YOUR INSTRUCTIONS: Select the lines that contain "matplotlib" and copy each of them.

MATERIAL:
------------------------

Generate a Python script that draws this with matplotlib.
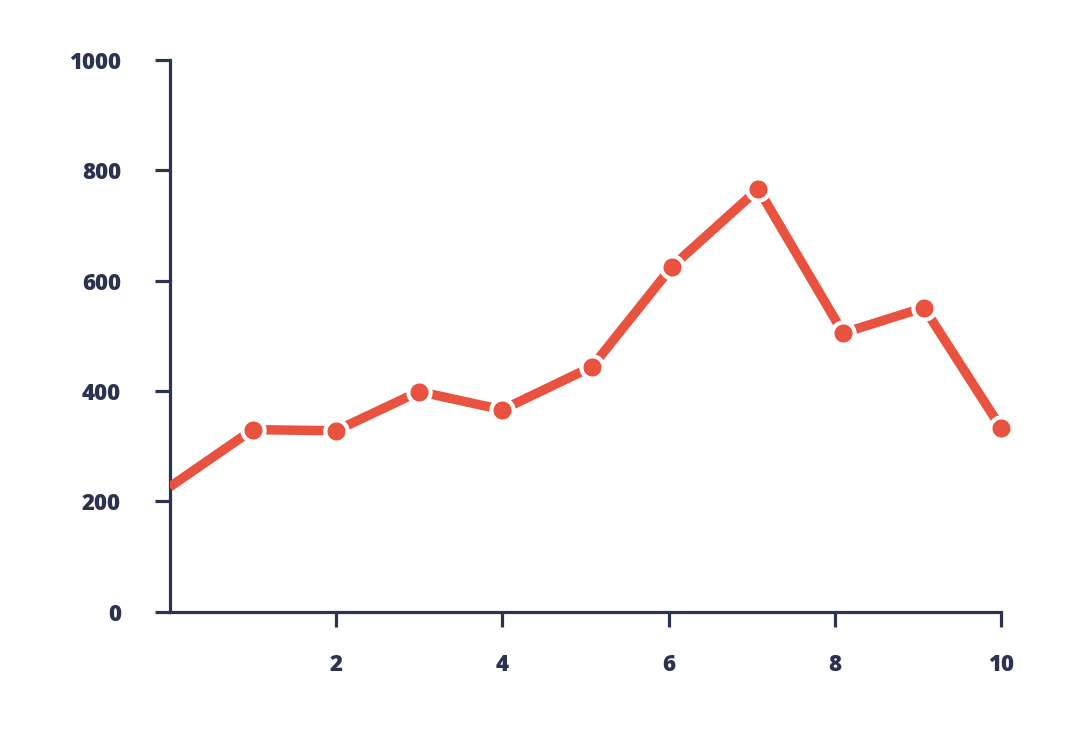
import matplotlib.pyplot as plt

# Data
x_vals = [0, 1, 2, 3, 4, 5.08, 6.04, 7.08, 8.1, 9.07, 10]
y_vals = [226, 330, 328, 399, 366, 444, 625, 766, 505, 551, 333]
x_ticks = [2, 4, 6, 8, 10]
y_ticks = [0, 200, 400, 600, 800, 1000]

navy = '#2b3350'
red = '#e8523f'

plt.rcParams['font.family'] = ['Open Sans', 'DejaVu Sans']

fig = plt.figure(figsize=(10.8, 7.38), dpi=100)
ax = fig.add_axes([0.157, 0.171, 0.770, 0.748])

ax.plot(x_vals, y_vals, color=red, lw=6.8, solid_capstyle='butt', zorder=3)
ax.plot(x_vals[1:], y_vals[1:], 'o', ms=16, color=red, mec='white',
        mew=3, zorder=4, clip_on=False)

ax.set_xlim(0, 10)
ax.set_ylim(0, 1000)
ax.set_xticks(x_ticks)
ax.set_yticks(y_ticks)

for side in ['top', 'right']:
    ax.spines[side].set_visible(False)
for side in ['left', 'bottom']:
    ax.spines[side].set_color(navy)
    ax.spines[side].set_linewidth(2.3)

ax.tick_params(axis='both', colors=navy, width=2.3, length=11,
               labelsize=16)
ax.tick_params(axis='y', pad=24)
ax.tick_params(axis='x', pad=19)
for lab in ax.get_xticklabels() + ax.get_yticklabels():
    lab.set_fontweight('heavy')

fig.savefig('out.png', dpi=100, facecolor='white')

------------------------

THE ANSWER:
Generate a Python script that draws this with matplotlib.
import matplotlib.pyplot as plt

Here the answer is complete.